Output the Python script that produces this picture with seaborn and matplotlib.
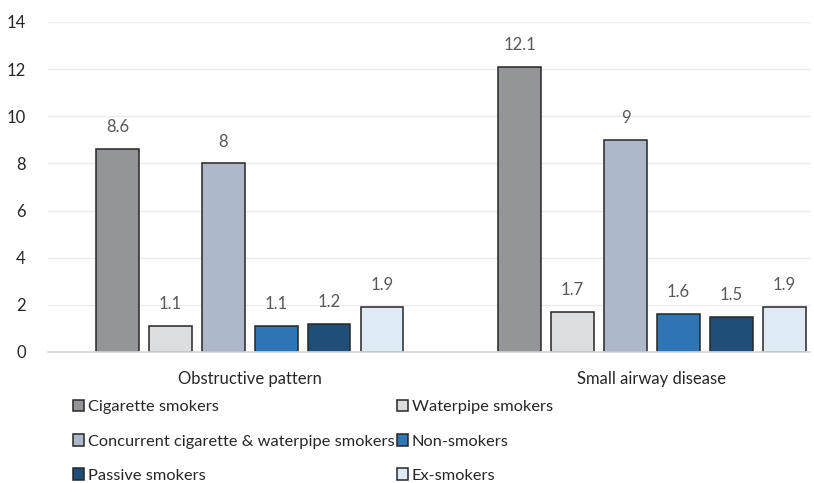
import matplotlib
matplotlib.use("Agg")
import matplotlib.pyplot as plt
import seaborn as sns
import pandas as pd

# Data
categories = ["Obstructive pattern", "Small airway disease"]
groups = ["Cigarette smokers", "Waterpipe smokers",
          "Concurrent cigarette & waterpipe smokers", "Non-smokers",
          "Passive smokers", "Ex-smokers"]
obstructive = [8.6, 1.1, 8, 1.1, 1.2, 1.9]
small_airway = [12.1, 1.7, 9, 1.6, 1.5, 1.9]
colors = ["#939598", "#DCDDDE", "#ADB9CA", "#2E75B6", "#1F4E79", "#DEEBF7"]

rows = []
for g, a, b in zip(groups, obstructive, small_airway):
    rows.append({"category": categories[0], "group": g, "value": a})
    rows.append({"category": categories[1], "group": g, "value": b})
df = pd.DataFrame(rows)

sns.set_theme(style="white")
plt.rcParams['font.family'] = ['Lato', 'DejaVu Sans']

fig = plt.figure(figsize=(8.14, 4.83), dpi=100)
ax = fig.add_axes([48 / 814, 131 / 483, 762 / 814, 330 / 483])

sns.barplot(data=df, x="category", y="value", hue="group", order=categories,
            hue_order=groups, palette=colors, saturation=1, width=0.79, gap=0.2,
            edgecolor="#262626", linewidth=1.1, ax=ax, legend=True)

for cont in ax.containers:
    labels = [f"{v:g}" for v in cont.datavalues]
    ax.bar_label(cont, labels=labels, padding=10, color="#595959", fontsize=12)

ax.set_ylim(0, 14)
ax.set_xlim(-0.502, 1.393)
ax.set_yticks(range(0, 15, 2))
ax.yaxis.grid(True, color="#EBEBEB", linewidth=1)
ax.set_axisbelow(True)
for s in ["top", "right", "left"]:
    ax.spines[s].set_visible(False)
ax.spines["bottom"].set_color("#D9D9D9")
ax.tick_params(axis="both", length=0, labelsize=12, colors="#262626")
ax.tick_params(axis="x", pad=14)
ax.tick_params(axis="y", pad=16)
ax.set_xlabel("")
ax.set_ylabel("")

handles, labs = ax.get_legend_handles_labels()
ax.get_legend().remove()
order = [0, 2, 4, 1, 3, 5]
fig.legend([handles[i] for i in order], [labs[i] for i in order],
           loc="upper left", bbox_to_anchor=(73 / 814, 1 - 400 / 483),
           ncol=2, frameon=False, fontsize=11.8, handlelength=0.7,
           handleheight=0.7, handletextpad=0.2, columnspacing=0.15,
           labelspacing=1.2, borderpad=0, borderaxespad=0,
           labelcolor="#262626")

fig.savefig("out.png", dpi=100)
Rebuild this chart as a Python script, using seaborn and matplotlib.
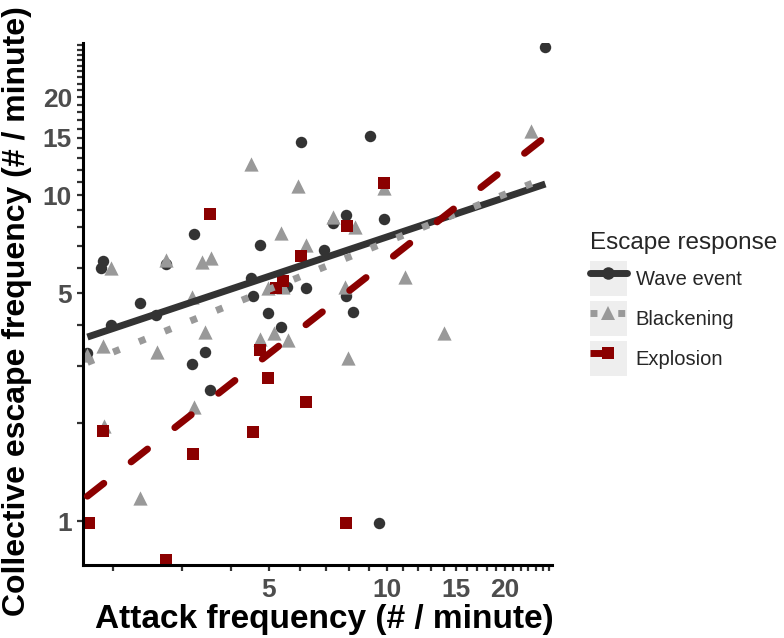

(WORK REQUIRED)
Leave the images out and output the remaining material exactly as it stands.

(THE RESULT)
Output the Python script that produces this picture with seaborn and matplotlib.
import matplotlib
matplotlib.use("Agg")
import matplotlib.pyplot as plt
import seaborn as sns
import pandas as pd

# Data
categories = ["Obstructive pattern", "Small airway disease"]
groups = ["Cigarette smokers", "Waterpipe smokers",
          "Concurrent cigarette & waterpipe smokers", "Non-smokers",
          "Passive smokers", "Ex-smokers"]
obstructive = [8.6, 1.1, 8, 1.1, 1.2, 1.9]
small_airway = [12.1, 1.7, 9, 1.6, 1.5, 1.9]
colors = ["#939598", "#DCDDDE", "#ADB9CA", "#2E75B6", "#1F4E79", "#DEEBF7"]

rows = []
for g, a, b in zip(groups, obstructive, small_airway):
    rows.append({"category": categories[0], "group": g, "value": a})
    rows.append({"category": categories[1], "group": g, "value": b})
df = pd.DataFrame(rows)

sns.set_theme(style="white")
plt.rcParams['font.family'] = ['Lato', 'DejaVu Sans']

fig = plt.figure(figsize=(8.14, 4.83), dpi=100)
ax = fig.add_axes([48 / 814, 131 / 483, 762 / 814, 330 / 483])

sns.barplot(data=df, x="category", y="value", hue="group", order=categories,
            hue_order=groups, palette=colors, saturation=1, width=0.79, gap=0.2,
            edgecolor="#262626", linewidth=1.1, ax=ax, legend=True)

for cont in ax.containers:
    labels = [f"{v:g}" for v in cont.datavalues]
    ax.bar_label(cont, labels=labels, padding=10, color="#595959", fontsize=12)

ax.set_ylim(0, 14)
ax.set_xlim(-0.502, 1.393)
ax.set_yticks(range(0, 15, 2))
ax.yaxis.grid(True, color="#EBEBEB", linewidth=1)
ax.set_axisbelow(True)
for s in ["top", "right", "left"]:
    ax.spines[s].set_visible(False)
ax.spines["bottom"].set_color("#D9D9D9")
ax.tick_params(axis="both", length=0, labelsize=12, colors="#262626")
ax.tick_params(axis="x", pad=14)
ax.tick_params(axis="y", pad=16)
ax.set_xlabel("")
ax.set_ylabel("")

handles, labs = ax.get_legend_handles_labels()
ax.get_legend().remove()
order = [0, 2, 4, 1, 3, 5]
fig.legend([handles[i] for i in order], [labs[i] for i in order],
           loc="upper left", bbox_to_anchor=(73 / 814, 1 - 400 / 483),
           ncol=2, frameon=False, fontsize=11.8, handlelength=0.7,
           handleheight=0.7, handletextpad=0.2, columnspacing=0.15,
           labelspacing=1.2, borderpad=0, borderaxespad=0,
           labelcolor="#262626")

fig.savefig("out.png", dpi=100)
Rebuild this chart as a Python script, using seaborn and matplotlib.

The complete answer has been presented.